### RAW DATA
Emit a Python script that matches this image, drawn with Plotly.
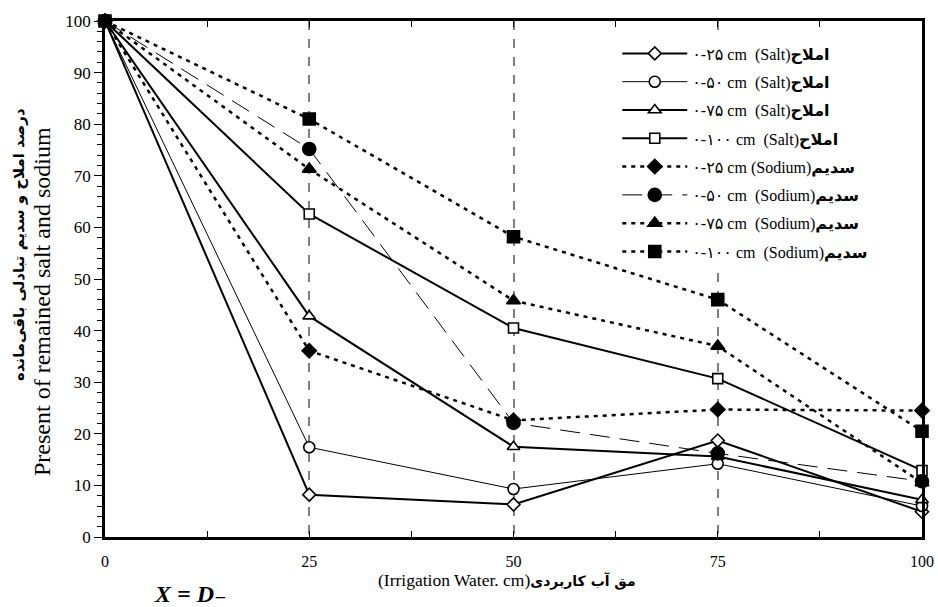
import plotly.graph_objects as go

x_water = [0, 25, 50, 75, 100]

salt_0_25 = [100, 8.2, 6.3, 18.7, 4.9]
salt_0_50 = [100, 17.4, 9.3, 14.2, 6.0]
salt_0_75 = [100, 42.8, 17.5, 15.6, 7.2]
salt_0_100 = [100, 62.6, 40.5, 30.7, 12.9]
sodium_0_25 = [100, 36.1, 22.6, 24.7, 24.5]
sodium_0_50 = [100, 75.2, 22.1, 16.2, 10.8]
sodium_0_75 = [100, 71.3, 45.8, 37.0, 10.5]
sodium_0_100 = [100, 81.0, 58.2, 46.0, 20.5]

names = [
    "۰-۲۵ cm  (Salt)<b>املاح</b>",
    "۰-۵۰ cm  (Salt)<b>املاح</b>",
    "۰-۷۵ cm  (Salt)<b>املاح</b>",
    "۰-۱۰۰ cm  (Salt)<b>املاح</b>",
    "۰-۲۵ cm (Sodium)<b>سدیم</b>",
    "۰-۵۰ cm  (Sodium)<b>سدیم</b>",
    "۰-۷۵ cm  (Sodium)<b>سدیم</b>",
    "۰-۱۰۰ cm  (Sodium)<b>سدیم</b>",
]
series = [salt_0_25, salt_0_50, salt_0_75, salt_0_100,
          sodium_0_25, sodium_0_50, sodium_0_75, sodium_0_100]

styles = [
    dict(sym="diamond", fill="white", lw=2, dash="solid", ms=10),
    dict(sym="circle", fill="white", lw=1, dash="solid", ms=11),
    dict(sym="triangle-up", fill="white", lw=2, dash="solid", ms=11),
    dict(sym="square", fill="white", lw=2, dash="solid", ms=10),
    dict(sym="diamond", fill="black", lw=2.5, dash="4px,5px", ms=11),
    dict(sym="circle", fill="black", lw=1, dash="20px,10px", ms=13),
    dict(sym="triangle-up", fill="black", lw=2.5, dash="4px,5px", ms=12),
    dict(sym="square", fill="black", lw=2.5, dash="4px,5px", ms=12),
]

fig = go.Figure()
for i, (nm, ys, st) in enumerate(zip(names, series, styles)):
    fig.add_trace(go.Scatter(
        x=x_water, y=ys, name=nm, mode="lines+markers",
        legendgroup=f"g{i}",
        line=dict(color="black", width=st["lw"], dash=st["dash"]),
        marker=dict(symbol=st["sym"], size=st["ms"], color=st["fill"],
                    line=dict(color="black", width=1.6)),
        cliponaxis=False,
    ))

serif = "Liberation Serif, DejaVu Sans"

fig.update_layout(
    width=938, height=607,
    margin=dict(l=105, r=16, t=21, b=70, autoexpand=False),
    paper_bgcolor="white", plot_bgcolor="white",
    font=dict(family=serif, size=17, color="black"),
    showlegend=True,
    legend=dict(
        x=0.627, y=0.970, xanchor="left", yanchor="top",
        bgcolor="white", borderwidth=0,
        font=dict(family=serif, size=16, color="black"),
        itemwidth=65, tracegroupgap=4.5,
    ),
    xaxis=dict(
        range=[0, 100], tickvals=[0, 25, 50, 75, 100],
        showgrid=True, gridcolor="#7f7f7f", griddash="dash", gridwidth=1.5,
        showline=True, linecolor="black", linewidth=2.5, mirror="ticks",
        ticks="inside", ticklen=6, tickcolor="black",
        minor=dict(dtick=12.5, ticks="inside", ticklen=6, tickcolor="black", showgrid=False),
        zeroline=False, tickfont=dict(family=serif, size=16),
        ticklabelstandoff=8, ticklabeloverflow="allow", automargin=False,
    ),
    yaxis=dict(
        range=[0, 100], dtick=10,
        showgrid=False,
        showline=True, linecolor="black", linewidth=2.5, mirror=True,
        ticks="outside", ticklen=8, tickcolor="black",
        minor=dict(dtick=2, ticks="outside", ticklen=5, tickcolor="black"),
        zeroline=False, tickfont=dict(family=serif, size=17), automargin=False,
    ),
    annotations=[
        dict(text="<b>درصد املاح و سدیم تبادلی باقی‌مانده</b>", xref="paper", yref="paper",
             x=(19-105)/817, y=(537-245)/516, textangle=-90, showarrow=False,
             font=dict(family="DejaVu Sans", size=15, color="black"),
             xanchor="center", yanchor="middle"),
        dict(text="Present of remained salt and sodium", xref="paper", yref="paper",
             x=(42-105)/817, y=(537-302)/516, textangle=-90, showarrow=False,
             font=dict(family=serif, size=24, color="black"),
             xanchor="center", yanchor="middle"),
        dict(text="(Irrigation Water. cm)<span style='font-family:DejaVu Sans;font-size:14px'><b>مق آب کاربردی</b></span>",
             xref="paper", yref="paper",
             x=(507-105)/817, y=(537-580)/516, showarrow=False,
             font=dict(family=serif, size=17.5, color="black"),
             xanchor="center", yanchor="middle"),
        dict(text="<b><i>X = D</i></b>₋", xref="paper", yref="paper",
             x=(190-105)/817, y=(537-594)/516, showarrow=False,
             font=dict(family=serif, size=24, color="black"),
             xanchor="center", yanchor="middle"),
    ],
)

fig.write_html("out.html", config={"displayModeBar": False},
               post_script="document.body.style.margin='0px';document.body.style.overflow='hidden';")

--

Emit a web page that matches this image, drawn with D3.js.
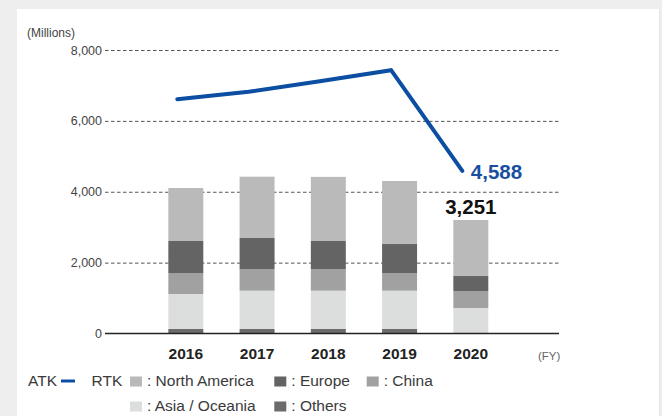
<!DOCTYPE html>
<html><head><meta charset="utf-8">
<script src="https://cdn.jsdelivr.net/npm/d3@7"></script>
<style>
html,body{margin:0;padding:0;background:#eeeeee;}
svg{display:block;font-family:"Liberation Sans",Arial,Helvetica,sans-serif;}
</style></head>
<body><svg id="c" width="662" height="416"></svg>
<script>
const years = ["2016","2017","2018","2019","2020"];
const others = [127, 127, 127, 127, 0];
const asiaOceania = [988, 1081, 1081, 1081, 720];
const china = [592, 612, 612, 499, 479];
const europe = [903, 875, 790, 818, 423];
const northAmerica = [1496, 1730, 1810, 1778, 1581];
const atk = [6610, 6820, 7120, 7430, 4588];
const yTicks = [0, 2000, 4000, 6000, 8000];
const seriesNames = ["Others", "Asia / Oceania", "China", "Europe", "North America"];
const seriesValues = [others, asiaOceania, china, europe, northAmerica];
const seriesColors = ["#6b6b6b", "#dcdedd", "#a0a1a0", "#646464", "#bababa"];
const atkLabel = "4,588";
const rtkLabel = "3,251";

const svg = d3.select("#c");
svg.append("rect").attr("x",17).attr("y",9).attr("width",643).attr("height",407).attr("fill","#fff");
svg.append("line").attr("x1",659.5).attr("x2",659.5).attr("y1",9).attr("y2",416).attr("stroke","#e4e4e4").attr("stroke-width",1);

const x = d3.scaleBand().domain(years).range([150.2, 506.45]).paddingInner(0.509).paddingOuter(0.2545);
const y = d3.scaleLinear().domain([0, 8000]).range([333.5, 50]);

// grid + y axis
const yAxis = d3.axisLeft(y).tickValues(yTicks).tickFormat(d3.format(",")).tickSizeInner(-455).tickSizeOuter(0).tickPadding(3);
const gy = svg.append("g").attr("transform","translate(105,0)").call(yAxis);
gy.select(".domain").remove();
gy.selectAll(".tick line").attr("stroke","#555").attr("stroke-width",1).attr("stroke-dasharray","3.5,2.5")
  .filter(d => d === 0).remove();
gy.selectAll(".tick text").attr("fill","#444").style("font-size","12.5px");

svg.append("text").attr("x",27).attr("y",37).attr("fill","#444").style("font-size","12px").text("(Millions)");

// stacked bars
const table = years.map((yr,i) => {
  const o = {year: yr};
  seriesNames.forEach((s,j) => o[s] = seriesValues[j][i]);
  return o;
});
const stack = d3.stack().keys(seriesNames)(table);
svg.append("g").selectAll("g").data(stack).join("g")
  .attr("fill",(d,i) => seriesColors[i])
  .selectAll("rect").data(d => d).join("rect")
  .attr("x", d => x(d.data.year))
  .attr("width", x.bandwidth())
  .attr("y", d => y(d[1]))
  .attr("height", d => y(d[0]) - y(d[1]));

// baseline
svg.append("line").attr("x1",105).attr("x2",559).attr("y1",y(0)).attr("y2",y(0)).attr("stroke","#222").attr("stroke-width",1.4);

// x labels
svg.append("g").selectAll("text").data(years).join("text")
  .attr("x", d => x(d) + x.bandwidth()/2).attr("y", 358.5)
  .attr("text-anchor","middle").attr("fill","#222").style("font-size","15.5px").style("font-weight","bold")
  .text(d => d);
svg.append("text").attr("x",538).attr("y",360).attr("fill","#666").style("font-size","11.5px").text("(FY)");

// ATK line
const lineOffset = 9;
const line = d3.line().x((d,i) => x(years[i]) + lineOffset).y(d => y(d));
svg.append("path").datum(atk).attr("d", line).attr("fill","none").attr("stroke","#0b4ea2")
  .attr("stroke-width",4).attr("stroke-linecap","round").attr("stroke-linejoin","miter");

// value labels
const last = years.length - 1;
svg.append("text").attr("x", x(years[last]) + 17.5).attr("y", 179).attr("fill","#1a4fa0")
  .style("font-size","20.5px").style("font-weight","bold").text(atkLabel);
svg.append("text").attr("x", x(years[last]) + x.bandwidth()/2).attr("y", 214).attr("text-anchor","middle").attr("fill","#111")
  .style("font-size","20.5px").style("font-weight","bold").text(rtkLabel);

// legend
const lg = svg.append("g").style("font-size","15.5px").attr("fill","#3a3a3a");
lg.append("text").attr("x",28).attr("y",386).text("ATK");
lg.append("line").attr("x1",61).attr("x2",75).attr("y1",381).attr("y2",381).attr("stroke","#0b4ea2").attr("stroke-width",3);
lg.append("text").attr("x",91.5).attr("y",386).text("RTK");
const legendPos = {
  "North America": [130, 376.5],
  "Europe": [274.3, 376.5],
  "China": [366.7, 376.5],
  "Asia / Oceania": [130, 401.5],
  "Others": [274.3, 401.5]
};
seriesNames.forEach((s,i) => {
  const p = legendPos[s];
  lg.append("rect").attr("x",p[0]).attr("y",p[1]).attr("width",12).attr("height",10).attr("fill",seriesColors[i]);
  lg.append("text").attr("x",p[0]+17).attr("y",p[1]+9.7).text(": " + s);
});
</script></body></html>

### SET EXERCISE
Going back to the data above, write out everything from the line with "Emit a Python" down to the line with "sodium_0_100 = [100, 81.0, 58.2, 46.0, 20.5]", both included, leaving every picture out.

### CORRECT ANSWER
Emit a Python script that matches this image, drawn with Plotly.
import plotly.graph_objects as go

x_water = [0, 25, 50, 75, 100]

salt_0_25 = [100, 8.2, 6.3, 18.7, 4.9]
salt_0_50 = [100, 17.4, 9.3, 14.2, 6.0]
salt_0_75 = [100, 42.8, 17.5, 15.6, 7.2]
salt_0_100 = [100, 62.6, 40.5, 30.7, 12.9]
sodium_0_25 = [100, 36.1, 22.6, 24.7, 24.5]
sodium_0_50 = [100, 75.2, 22.1, 16.2, 10.8]
sodium_0_75 = [100, 71.3, 45.8, 37.0, 10.5]
sodium_0_100 = [100, 81.0, 58.2, 46.0, 20.5]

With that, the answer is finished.